SHORT EXERCISE:
Reproduce, word for word, only the lines from the one containing "Generate a Python" through the one containing "plt.rcParams['font.family'] = ['Liberation", both included.

* Begin DATA FOR THIS EXERCISE *

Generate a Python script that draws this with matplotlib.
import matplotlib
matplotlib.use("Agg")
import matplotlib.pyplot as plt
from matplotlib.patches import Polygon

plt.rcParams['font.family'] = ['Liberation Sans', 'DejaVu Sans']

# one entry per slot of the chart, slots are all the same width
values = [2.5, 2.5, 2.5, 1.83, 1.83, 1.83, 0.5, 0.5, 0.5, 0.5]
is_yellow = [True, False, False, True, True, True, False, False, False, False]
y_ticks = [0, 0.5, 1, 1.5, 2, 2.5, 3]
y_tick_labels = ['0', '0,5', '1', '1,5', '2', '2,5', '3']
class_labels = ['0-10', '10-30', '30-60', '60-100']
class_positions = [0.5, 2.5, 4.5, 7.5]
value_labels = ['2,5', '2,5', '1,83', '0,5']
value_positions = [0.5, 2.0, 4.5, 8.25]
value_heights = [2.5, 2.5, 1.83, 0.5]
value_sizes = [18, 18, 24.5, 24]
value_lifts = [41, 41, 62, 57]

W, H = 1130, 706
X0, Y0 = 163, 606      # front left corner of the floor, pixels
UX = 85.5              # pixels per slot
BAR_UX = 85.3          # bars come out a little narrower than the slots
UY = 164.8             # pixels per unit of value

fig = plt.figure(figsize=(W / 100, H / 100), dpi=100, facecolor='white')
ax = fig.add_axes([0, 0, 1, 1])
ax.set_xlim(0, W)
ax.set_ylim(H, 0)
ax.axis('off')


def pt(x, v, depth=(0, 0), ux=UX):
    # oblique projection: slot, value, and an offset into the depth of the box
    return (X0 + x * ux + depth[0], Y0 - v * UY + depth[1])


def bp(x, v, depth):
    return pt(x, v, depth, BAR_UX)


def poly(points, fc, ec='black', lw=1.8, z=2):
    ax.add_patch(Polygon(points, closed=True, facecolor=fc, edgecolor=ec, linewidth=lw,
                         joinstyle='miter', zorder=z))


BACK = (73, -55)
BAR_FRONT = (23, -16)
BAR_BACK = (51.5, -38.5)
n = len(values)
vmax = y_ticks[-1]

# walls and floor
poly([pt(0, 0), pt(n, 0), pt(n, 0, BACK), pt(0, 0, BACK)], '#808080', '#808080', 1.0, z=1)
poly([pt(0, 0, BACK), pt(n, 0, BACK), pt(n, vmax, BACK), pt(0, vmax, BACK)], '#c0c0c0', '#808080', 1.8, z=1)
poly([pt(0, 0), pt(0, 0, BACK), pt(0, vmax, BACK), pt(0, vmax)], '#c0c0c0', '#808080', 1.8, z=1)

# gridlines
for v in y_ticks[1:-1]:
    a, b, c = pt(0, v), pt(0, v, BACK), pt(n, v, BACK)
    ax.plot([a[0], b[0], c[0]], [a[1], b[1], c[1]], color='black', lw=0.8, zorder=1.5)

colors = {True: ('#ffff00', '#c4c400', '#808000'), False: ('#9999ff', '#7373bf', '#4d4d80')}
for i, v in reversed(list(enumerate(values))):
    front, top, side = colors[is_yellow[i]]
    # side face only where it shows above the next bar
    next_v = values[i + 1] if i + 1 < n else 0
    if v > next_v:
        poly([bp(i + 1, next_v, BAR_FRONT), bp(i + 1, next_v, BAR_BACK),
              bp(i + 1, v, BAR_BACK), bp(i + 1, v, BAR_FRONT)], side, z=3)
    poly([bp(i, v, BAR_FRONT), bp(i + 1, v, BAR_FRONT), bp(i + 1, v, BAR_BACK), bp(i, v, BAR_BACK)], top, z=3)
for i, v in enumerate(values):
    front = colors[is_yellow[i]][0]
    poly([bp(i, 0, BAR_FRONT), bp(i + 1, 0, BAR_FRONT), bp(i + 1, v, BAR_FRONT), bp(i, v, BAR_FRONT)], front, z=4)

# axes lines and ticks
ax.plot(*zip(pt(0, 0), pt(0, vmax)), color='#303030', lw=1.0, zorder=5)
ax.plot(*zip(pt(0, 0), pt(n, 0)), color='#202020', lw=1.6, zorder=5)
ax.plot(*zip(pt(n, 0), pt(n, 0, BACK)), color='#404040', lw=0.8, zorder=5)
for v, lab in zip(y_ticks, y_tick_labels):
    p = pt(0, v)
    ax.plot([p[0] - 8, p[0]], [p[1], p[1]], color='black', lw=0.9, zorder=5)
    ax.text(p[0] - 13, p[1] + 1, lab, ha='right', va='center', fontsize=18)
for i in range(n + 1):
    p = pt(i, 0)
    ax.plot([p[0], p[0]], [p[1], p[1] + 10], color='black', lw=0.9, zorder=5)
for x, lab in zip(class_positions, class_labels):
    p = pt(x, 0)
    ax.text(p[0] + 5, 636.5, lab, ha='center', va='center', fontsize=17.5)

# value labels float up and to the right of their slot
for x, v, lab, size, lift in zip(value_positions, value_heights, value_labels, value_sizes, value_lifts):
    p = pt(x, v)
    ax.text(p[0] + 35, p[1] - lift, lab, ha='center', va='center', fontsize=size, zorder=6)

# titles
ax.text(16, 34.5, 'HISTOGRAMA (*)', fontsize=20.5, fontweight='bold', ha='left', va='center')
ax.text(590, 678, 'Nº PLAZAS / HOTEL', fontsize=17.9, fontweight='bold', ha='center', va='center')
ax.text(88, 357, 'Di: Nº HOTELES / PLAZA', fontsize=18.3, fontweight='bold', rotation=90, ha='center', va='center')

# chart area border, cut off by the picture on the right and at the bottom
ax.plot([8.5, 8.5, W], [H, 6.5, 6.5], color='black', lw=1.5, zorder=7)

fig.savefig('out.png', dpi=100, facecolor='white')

* End DATA FOR THIS EXERCISE *
* Begin DATA FOR THIS EXERCISE *

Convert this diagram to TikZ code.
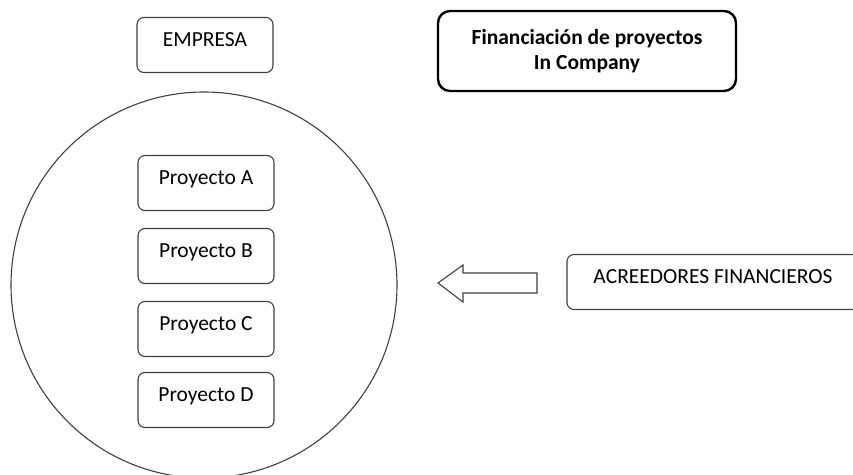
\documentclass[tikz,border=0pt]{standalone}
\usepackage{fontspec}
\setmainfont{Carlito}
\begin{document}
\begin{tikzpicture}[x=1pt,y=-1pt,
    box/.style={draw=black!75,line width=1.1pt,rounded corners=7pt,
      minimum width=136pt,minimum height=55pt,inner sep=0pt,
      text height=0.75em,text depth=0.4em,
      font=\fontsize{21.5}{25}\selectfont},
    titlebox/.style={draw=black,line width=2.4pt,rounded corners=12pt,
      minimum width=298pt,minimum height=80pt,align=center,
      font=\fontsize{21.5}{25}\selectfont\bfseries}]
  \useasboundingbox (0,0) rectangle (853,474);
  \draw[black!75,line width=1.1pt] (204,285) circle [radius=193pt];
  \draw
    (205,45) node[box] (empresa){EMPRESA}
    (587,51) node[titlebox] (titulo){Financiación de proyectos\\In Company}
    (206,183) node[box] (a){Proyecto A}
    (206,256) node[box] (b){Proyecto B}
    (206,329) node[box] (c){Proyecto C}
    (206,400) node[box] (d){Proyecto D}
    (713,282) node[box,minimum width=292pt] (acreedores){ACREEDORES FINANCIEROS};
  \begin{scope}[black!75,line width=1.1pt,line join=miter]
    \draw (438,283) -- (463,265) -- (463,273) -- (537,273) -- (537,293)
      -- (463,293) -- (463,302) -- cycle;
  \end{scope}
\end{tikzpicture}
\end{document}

* End DATA FOR THIS EXERCISE *
* Begin DATA FOR THIS EXERCISE *

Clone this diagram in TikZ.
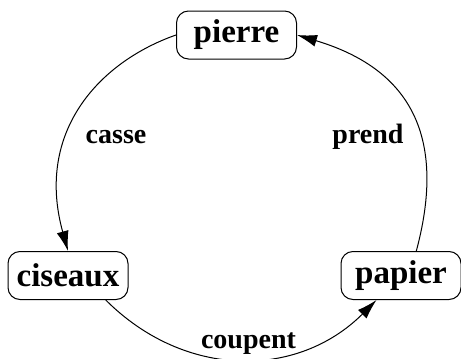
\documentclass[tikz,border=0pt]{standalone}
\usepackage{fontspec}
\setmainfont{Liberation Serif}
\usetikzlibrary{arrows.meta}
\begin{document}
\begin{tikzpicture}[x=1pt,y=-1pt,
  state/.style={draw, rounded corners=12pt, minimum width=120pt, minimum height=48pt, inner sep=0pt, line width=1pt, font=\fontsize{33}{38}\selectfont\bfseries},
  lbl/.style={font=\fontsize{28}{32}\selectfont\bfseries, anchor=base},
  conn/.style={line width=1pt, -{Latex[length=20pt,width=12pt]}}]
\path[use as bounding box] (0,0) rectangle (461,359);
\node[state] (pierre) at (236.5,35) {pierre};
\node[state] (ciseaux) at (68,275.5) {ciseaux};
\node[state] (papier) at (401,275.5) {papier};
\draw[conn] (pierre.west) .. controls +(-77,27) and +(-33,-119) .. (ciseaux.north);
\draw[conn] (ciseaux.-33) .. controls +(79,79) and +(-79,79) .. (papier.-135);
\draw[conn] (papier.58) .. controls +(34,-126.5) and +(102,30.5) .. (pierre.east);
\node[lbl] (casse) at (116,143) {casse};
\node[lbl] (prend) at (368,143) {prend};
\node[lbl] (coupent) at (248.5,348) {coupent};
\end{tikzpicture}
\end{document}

* End DATA FOR THIS EXERCISE *

REPLY:
Generate a Python script that draws this with matplotlib.
import matplotlib
matplotlib.use("Agg")
import matplotlib.pyplot as plt
from matplotlib.patches import Polygon

plt.rcParams['font.family'] = ['Liberation Sans', 'DejaVu Sans']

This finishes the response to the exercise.